E se alguém chega perto de mim naquele momento e me pergunta seja lá o que for, te juro que sou capaz de ser grosseiro com a pessoa, por absolutamente nada. Só por pura ilusão da minha mente.

Hoje sentei para almoçar e percebi o quanto minha mente vagava por lugares estranhíssimos. Cenas soltas passavam por ela, frases sem sentido, diálogos sem razão nenhuma de existirem, opiniões que ninguém me pediu, o medo de que façam isso ou aquilo comigo, pensamentos sobre como eu iria escrever este texto e o que você vai pensar dele. E o gosto da comida, qual é mesmo? Esse feijão já tava frio assim quando eu coloquei no prato?

Nessas horas percebo o porquê gosto tanto de comer e lavar louça ouvindo podcast ou vendo vídeo no youtube. Porque eu não presto atenção em mim, porque não ouço meus pensamentos. E essa é uma meia verdade, porque mesmo com o celular ligado na minha frente ou com três pessoas falando no meu ouvido em um podcast, minha mente ainda assim se distrai e eu me pego tendo que voltar o vídeo, ou o áudio, na tentativa de compreender o que foi dito.

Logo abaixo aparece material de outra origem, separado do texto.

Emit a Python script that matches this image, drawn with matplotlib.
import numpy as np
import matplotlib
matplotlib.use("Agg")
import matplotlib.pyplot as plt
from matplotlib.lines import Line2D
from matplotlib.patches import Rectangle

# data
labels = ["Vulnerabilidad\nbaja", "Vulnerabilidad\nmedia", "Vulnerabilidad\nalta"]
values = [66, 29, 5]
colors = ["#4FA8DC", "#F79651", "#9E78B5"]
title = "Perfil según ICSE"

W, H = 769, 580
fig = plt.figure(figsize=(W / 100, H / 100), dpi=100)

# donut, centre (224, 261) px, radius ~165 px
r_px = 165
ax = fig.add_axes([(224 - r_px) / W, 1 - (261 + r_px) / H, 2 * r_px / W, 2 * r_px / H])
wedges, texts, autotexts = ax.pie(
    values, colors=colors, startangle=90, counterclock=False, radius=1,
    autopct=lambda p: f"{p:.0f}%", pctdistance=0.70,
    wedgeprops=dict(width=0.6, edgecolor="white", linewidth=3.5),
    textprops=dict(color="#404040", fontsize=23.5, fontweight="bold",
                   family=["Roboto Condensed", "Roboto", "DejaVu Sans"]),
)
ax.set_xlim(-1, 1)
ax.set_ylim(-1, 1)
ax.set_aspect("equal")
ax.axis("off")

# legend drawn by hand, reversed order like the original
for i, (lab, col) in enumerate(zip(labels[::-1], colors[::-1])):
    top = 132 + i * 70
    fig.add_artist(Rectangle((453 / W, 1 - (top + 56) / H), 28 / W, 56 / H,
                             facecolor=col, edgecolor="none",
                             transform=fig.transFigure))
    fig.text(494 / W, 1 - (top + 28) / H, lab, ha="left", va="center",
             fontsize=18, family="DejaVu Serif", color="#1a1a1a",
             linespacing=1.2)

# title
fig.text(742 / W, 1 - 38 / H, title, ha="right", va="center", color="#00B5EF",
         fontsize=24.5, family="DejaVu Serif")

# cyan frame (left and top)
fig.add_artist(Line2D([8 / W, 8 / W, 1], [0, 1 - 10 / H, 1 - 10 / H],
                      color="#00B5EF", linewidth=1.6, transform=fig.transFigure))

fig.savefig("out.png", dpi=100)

Porque o que foi dito, já foi, passou, e eu não percebi porque estava pensando em como vou arrumar as gavetas da minha futura casa, a qual tenho quinze reais no banco para comprar.

E a questão não é sobre não querer ouvir a mim mesmo; porque esses pensamentos não são quem eu sou, são apenas ecos das coisas que consumi durante o dia: a discussão do Twitter, os vídeos curtos do TikTok, os podcasts que escutei, a música pop do momento, as fofocas da vida da família.

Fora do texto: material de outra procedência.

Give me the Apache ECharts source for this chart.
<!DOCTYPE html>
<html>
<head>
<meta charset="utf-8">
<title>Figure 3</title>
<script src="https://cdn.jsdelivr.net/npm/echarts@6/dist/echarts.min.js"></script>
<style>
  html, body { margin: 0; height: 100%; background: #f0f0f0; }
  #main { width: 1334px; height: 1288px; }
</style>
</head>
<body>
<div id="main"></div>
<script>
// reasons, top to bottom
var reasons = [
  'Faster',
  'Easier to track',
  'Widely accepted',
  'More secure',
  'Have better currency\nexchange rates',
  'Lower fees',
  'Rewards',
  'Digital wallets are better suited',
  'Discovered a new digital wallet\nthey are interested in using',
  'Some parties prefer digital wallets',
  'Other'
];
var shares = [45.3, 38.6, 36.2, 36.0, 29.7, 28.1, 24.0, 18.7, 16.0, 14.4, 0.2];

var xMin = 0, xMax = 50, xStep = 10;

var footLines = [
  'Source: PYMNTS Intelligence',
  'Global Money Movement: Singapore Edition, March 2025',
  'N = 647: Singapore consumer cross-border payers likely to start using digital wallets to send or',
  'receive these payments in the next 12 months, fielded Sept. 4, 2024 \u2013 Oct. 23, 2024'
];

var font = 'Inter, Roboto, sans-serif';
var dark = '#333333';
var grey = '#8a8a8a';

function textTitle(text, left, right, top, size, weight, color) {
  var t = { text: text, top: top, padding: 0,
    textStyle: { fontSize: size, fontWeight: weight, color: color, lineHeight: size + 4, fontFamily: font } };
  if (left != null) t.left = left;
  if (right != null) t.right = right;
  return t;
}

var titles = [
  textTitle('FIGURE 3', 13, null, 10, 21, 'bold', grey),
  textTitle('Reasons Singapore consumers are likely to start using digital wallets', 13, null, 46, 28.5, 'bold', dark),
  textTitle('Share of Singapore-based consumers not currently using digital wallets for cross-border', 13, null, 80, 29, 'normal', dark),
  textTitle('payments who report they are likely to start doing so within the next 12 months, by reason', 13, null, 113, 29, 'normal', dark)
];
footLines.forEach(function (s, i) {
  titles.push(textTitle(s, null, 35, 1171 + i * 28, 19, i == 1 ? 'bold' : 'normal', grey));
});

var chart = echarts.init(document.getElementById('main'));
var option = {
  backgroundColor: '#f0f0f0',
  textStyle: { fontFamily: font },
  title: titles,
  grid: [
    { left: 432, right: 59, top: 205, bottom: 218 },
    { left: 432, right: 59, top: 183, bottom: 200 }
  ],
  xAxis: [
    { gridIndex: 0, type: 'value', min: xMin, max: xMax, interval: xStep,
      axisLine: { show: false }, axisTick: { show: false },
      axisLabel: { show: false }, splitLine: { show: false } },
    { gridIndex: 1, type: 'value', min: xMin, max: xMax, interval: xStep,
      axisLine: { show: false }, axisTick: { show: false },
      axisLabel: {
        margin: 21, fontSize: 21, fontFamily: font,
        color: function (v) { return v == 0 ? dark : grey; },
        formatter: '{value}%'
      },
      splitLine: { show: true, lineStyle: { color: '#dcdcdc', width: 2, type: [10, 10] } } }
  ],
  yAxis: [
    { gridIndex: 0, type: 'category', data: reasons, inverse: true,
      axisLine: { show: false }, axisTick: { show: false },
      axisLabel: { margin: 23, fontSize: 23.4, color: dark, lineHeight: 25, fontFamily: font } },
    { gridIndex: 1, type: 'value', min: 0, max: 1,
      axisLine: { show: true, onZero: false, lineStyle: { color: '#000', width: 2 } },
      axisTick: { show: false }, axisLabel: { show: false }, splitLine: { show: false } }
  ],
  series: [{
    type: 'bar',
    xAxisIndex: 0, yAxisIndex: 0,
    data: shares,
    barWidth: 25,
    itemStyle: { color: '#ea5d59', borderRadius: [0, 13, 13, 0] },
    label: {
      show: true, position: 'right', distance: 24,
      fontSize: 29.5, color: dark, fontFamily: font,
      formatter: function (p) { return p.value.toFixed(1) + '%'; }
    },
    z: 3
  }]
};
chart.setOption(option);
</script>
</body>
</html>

Nadas, vários nadas, e que dizem absolutamente nada sobre quem eu sou. Então, se não presto atenção no vídeo ou no áudio que estou escutando, e esses pensamentos aos quais me deixo levar, não são meus; isso significa que nem a mim mesmo eu estou escutando, eu estou apenas reproduzindo o eco do mundo.

O eco do que a sociedade quer que eu pense, do que a mídia quer que eu discuta, da música que a indústria quer que eu escute, do que minha família quer que eu seja, do que eu penso que eu sou.

E esses pensamentos, que passam por aqui de vez em quando, por vezes conseguem ser muito perturbadores. E eu fico confuso quando os percebo, mas se não os percebo, me torno o quê? O que alguém se torna quando deixa de perceber a si mesmo?

Às vezes eu só quero um jeito de calar a minha mente, de não ouvi-la por um tempo, de boiar, sobrevoar, planar sobre tudo o que existe, de não precisar ser nada, dizer nada, ter nada.

Essa sensação de apenas observar e existir me é bem comum enquanto medito, mas é difícil mantê-la no dia a dia, e dependendo da fase, os ruídos dessas vozes na minha cabeça ficam insuportáveis.

Estar atento a si mesmo é bom porque a gente percebe que pode ser melhor. Se perceber qualquer coisa é o primeiro passo para se livrar da coisa, e se existe caos e perturbação nos pensamentos, então também existe um lugar de paz e equilíbrio, porque tudo é dual.

Mas por outro lado, você percebe que a ideia que criou de si mesmo, não é nada real, geralmente, criada para responder de volta ao eco do mundo, pelo qual você deseja tanto ser amado. Você descobre que não é mais nem menos do que qualquer outra pessoa por aí, a diferença é que você sabe disso.